The petitioner contends the trial court erred in denying his petition for post-conviction
relief. He claims he received the ineffective assistance of counsel because his trial attorney
failed to raise the issue of the state withholding Brady material and failed to inform him
adequately about his right to testify. Additionally, the petitioner claims he received the
ineffective assistance of counsel because his appellate attorney failed to inform him of his right
to file a Rule 11 application for permission to appeal to the Tennessee Supreme Court. The state
contends the petitioner did not receive the ineffective assistance of counsel. It asserts that the
trial attorney’s efforts to recover the petitioner’s clothing constituted the effective assistance of
counsel and that the failure of trial counsel to follow Momon did not result in prejudice. The
state asserts the appellate attorney provided effective assistance by advising the defendant of his
right to file a Rule 11 application.
We must first address the issue of whether the petitioner is entitled to seek second tier
review with the Tennessee Supreme Court pursuant to Tennessee Supreme Court Rule 28
§9(D)(2)(b)(i). This court has previously recognized that a petitioner who was denied the
opportunity to seek second tier appellate review because of his or her attorney’s improper
withdrawal is entitled to a delayed appeal. See State v. Evans, 108 S.W.3d 231 (Tenn. 2003);
Pinkston v.

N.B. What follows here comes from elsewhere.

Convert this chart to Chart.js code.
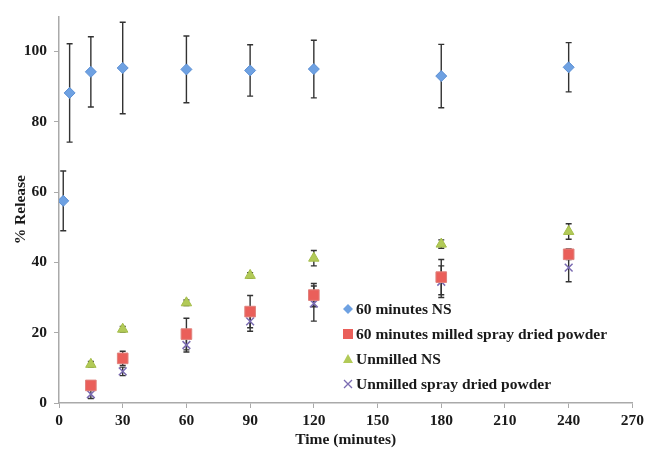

State, 668 S.W.2d 676 (Tenn. Crim. App. 1984); State v. Brown, 653 S.W.2d 765
(Tenn. Crim. App. 1983). If an attorney representing an indigent defendant chooses not to
pursue second tier review, the attorney must withdraw as counsel and notify the defendant of the
withdrawal and ability to proceed pro se. See Tenn. Sup. Ct. R. 14. Rule 14 provides:
Permission for leave to withdraw as counsel for an indigent
party after an adverse final decision in the . . . Court of Criminal
Appeals and before preparation and filing of an Application for
Permission to Appeal in the Supreme Court must be obtained from
the intermediate appellate court by filing a motion with the
Appellate Court Clerk not later than fourteen (14) days after the
intermediate court’s entry of final judgment.
Upon the filing of a timely motion in accord with the
foregoing requirements, the intermediate appellate court, or any
judge thereof, may summarily grant the motion. Upon entry of the
order granting the motion to withdraw, a copy thereof will be sent
to the indigent party by the Clerk, accompanied by letter notice to
the indigent party of the last day within which to file an
Application for Permission to Appeal.
The record reflects that the appellate attorney documented in the file that letters were sent
to the petitioner notifying him about his right to appeal and his “good standing” for a delayed
appeal. The trial attorney acknowledged on cross-examination that the petitioner may not have
received the letters sent to him by the appellate attorney. Additionally, the appellate record from
the petitioner’s direct appeal is devoid of any motions to withdraw filed by the appellate attorney
or any orders allowing withdrawal. We conclude that the appellate attorney failed to follow the
requirements of Rule 14 and that the petitioner’s opportunity to seek second tier review was
terminated through no fault of his own. We grant the petitioner a delayed appeal to the
Tennessee Supreme Court from this court’s decision of December 6, 2002, that affirmed the
petitioner’s conviction. We do not address the other claims raised by the petitioner but stay the
remainder of these post-conviction proceedings pending the outcome of the delayed appeal. See
Tenn. Sup. Ct. R. 28 § 9(D)(2)(b)(i).
Based on the foregoing and the record as a whole, we reverse the judgment of the trial
court, grant the petitioner a delayed appeal, and stay further proceedings pending the delayed
appeal to the Tennessee Supreme Court.